기본적으로 $f(x) = c \psi (x) = c \exp \left( -\frac{U(x)}{t} \right)$의 개형을 따름.

4.3.1 Data Augmentation

Missing Pattern

	MCAR	MAR	NMAR
in missingness in missing on a variable	No patterns	can be predicted by other variables
Missing values related to variable?	not to any	other variables	the variable itself
	complete data considered as a random subsample from the original target sample		whether data is NMAR is a theoretical and conceptual considerate
Assumption power	3	2	1
missing을 의식할 필요가 있는 상황인가?	No. missing 자체를 무시 (ignore).	Yes. predict missing by other variable	Yes. impute with seperate model

bayesian 분석에서 Handling Missing Data에 자주 사용된다.
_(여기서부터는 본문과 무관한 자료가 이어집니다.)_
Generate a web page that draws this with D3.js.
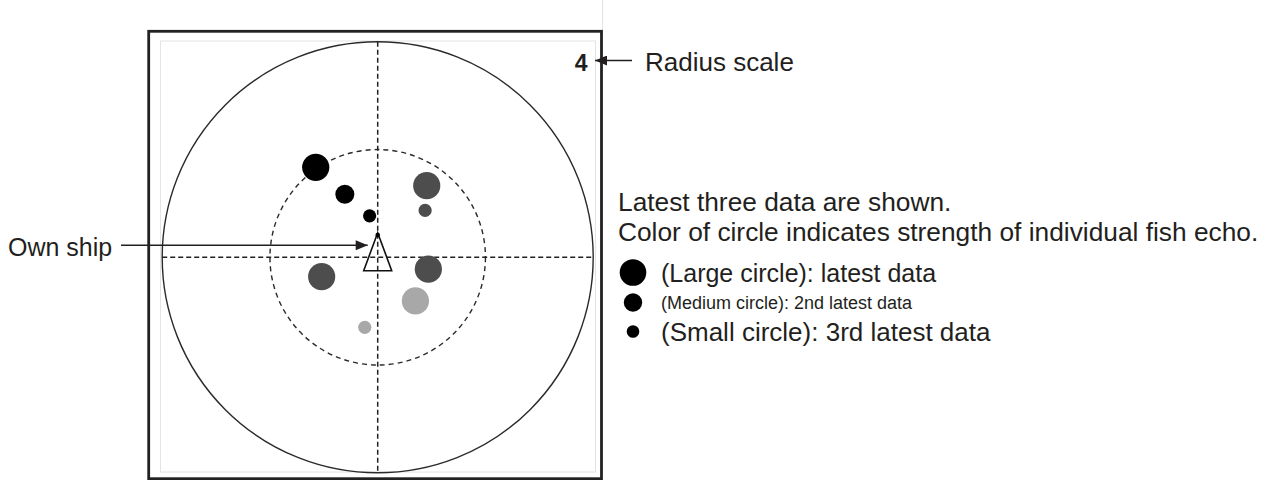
<!DOCTYPE html>
<html>
<head>
<meta charset="utf-8">
<script src="https://cdn.jsdelivr.net/npm/d3@7"></script>
<style>
  body { margin: 0; background: #fff; }
  svg { display: block; font-family: "Liberation Sans", Arial, sans-serif; }
</style>
</head>
<body>
<div id="chart"></div>
<script>
// Echo data, positions in radius-scale units (own ship at 0,0, north up)
const echoX = [-1.15, -0.61, -0.15, 0.91, 0.88, -1.04, 0.94, 0.70, -0.24];
const echoY = [1.67, 1.17, 0.77, 1.33, 0.87, -0.36, -0.22, -0.81, -1.30];
const echoAge = ["latest", "2nd", "3rd", "latest", "3rd", "latest", "latest", "latest", "3rd"];
const echoStrength = ["strong", "strong", "strong", "medium", "medium", "medium", "medium", "weak", "weak"];

const ages = ["latest", "2nd", "3rd"];
const strengths = ["strong", "medium", "weak"];
const radiusScale = 4;
const rings = [2, 4];

const notes = ["Latest three data are shown.", "Color of circle indicates strength of individual fish echo."];
const legendLabels = ["(Large circle): latest data", "(Medium circle): 2nd latest data", "(Small circle): 3rd latest data"];
const ownShipLabel = "Own ship";
const radiusLabel = "Radius scale";

const W = 1274, H = 480;
const cx = 377.7, cy = 257.3, R = 215.5;
const ink = "#231f20";

const svg = d3.select("#chart").append("svg")
  .attr("width", W)
  .attr("height", H);

// arrow marker
svg.append("defs").append("marker")
  .attr("id", "arrow")
  .attr("viewBox", "0 0 12 10")
  .attr("refX", 12)
  .attr("refY", 5)
  .attr("markerUnits", "userSpaceOnUse")
  .attr("markerWidth", 15)
  .attr("markerHeight", 10)
  .attr("orient", "auto")
  .append("path")
  .attr("d", "M0,0 L12,5 L0,10 Z")
  .attr("fill", ink);

// scales
const x = d3.scaleLinear().domain([-radiusScale, radiusScale]).range([cx - R, cx + R]);
const y = d3.scaleLinear().domain([-radiusScale, radiusScale]).range([cy + R, cy - R]);
const size = d3.scaleOrdinal().domain(ages).range([13.6, 9.5, 6.6]);
const color = d3.scaleOrdinal().domain(strengths).range(["#000000", "#4d4d4d", "#a8a8a8"]);

// faint line above the frame
svg.append("line")
  .attr("x1", 602.5).attr("x2", 602.5)
  .attr("y1", 0).attr("y2", 31)
  .attr("stroke", "#e2e2e2")
  .attr("stroke-width", 1);

// display frame
svg.append("rect")
  .attr("x", 148.7).attr("y", 31.3)
  .attr("width", 452.8).attr("height", 447.4)
  .attr("fill", "#fff")
  .attr("stroke", "#222")
  .attr("stroke-width", 2.8);

svg.append("rect")
  .attr("x", 160.5).attr("y", 41)
  .attr("width", 435).attr("height", 431)
  .attr("fill", "none")
  .attr("stroke", "#e4e4e4")
  .attr("stroke-width", 1);

const plot = svg.append("g");

// range rings
plot.selectAll(".ring")
  .data(rings)
  .enter()
  .append("circle")
  .attr("class", "ring")
  .attr("cx", x(0))
  .attr("cy", y(0))
  .attr("r", d => x(d) - x(0))
  .attr("fill", "none")
  .attr("stroke", "#2a2a2a")
  .attr("stroke-width", 1.4)
  .attr("stroke-dasharray", d => d === radiusScale ? null : "5,4");

// cross hairs
plot.append("line")
  .attr("x1", x(-radiusScale)).attr("x2", x(radiusScale))
  .attr("y1", y(0)).attr("y2", y(0))
  .attr("stroke", "#222")
  .attr("stroke-width", 1.5)
  .attr("stroke-dasharray", "5,3");

plot.append("line")
  .attr("x1", x(0)).attr("x2", x(0))
  .attr("y1", y(radiusScale)).attr("y2", y(-radiusScale))
  .attr("stroke", "#222")
  .attr("stroke-width", 1.5)
  .attr("stroke-dasharray", "5,3");

// fish echoes
const echoes = echoX.map((d, i) => ({ x: d, y: echoY[i], age: echoAge[i], strength: echoStrength[i] }));

plot.selectAll(".echo")
  .data(echoes)
  .enter()
  .append("circle")
  .attr("class", "echo")
  .attr("cx", d => x(d.x))
  .attr("cy", d => y(d.y))
  .attr("r", d => size(d.age))
  .attr("fill", d => color(d.strength));

// own ship marker
const sx = x(0), sy = y(0);
plot.append("path")
  .attr("d", `M${sx},${sy - 24.6} L${sx + 14},${sy + 13.4} L${sx - 14},${sy + 13.4} Z`)
  .attr("fill", "none")
  .attr("stroke", "#111")
  .attr("stroke-width", 1.6);

plot.append("circle")
  .attr("cx", sx)
  .attr("cy", sy - 22.3)
  .attr("r", 2.3)
  .attr("fill", "#000");

// own ship callout
svg.append("text")
  .attr("x", 8)
  .attr("y", 255.5)
  .attr("fill", ink)
  .style("font-size", "25px")
  .text(ownShipLabel);

svg.append("line")
  .attr("x1", 121).attr("x2", sx - 10)
  .attr("y1", 245.3).attr("y2", 245.3)
  .attr("stroke", ink)
  .attr("stroke-width", 1.5)
  .attr("marker-end", "url(#arrow)");

// radius scale readout
svg.append("text")
  .attr("x", 587.5)
  .attr("y", 70.5)
  .attr("text-anchor", "end")
  .attr("fill", ink)
  .style("font-size", "23px")
  .style("font-weight", "bold")
  .text(radiusScale);

svg.append("line")
  .attr("x1", 632).attr("x2", 595)
  .attr("y1", 60.5).attr("y2", 60.5)
  .attr("stroke", ink)
  .attr("stroke-width", 1.5)
  .attr("marker-end", "url(#arrow)");

svg.append("text")
  .attr("x", 645)
  .attr("y", 71)
  .attr("fill", ink)
  .style("font-size", "26px")
  .text(radiusLabel);

// notes
svg.selectAll(".note")
  .data(notes)
  .enter()
  .append("text")
  .attr("class", "note")
  .attr("x", 618)
  .attr("y", (d, i) => 211 + i * 30)
  .attr("fill", ink)
  .style("font-size", "26.3px")
  .text(d => d);

// legend
const legend = svg.selectAll(".legend")
  .data(ages)
  .enter()
  .append("g")
  .attr("class", "legend");

const legendRowY = [272.5, 302.5, 331.5];
const legendBase = [281.5, 309.3, 340.5];
const legendFont = [25, 18, 26];

legend.append("circle")
  .attr("cx", 633)
  .attr("cy", (d, i) => legendRowY[i])
  .attr("r", d => size(d) - 0.3)
  .attr("fill", "#000");

legend.append("text")
  .attr("x", 661)
  .attr("y", (d, i) => legendBase[i])
  .attr("fill", ink)
  .style("font-size", (d, i) => legendFont[i] + "px")
  .text((d, i) => legendLabels[i]);
</script>
</body>
</html>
Data Augmentation(DA) 알고리즘은, 불완전 데이터에 대한 bayesian 분석으로 설명될 수 있다.

$X_{obs}$	observed data
$X_{mis}$	missing data
$X_{com}= \left(X_{obs},X_{mis} \right)$	complete data

assume complete 데이터 모델 $X_{com} = (X_{obs}, X_{mis}) \sim g \left( X_{obs}, X_{mis} \rvert \theta \right)$, where 패러미터 $\theta \in \Theta \subseteq \mathbb{R}^d, d \in \mathbb{Z}^+$.

여기서 목적은 패러미터 $\theta$에 대한 prior 분포 $\pi (\theta)$와 함께 bayesian 추론을 만드는 것. 이는 곧 $g \left( X_{obs}, X_{mis} \rvert \theta \right) \ast \pi(\theta)$ 를 말한다.

Multiple Imputation	데이터 impute, 그 impute한걸로 패러미터 업데이트, 다시 impute, …. 여기선 impute 셋을 여러개를 만들어놓고, 그걸 패러미터를 계산을 해서 패러미터 분포를 갖고 inference.
Data Augmentation	interatively하게 패러미터 impute, 업데이트, impute, 업데이트, ….

proceeds: MCMC로 DA

let observed-data model $f(X_{obs} \rvert \theta)$. 이는 아래와 같이 joint pdf에서 마지널을 뽑아냄으로써 (integrate) 단독 pdf를 획득하는 것이 가능함.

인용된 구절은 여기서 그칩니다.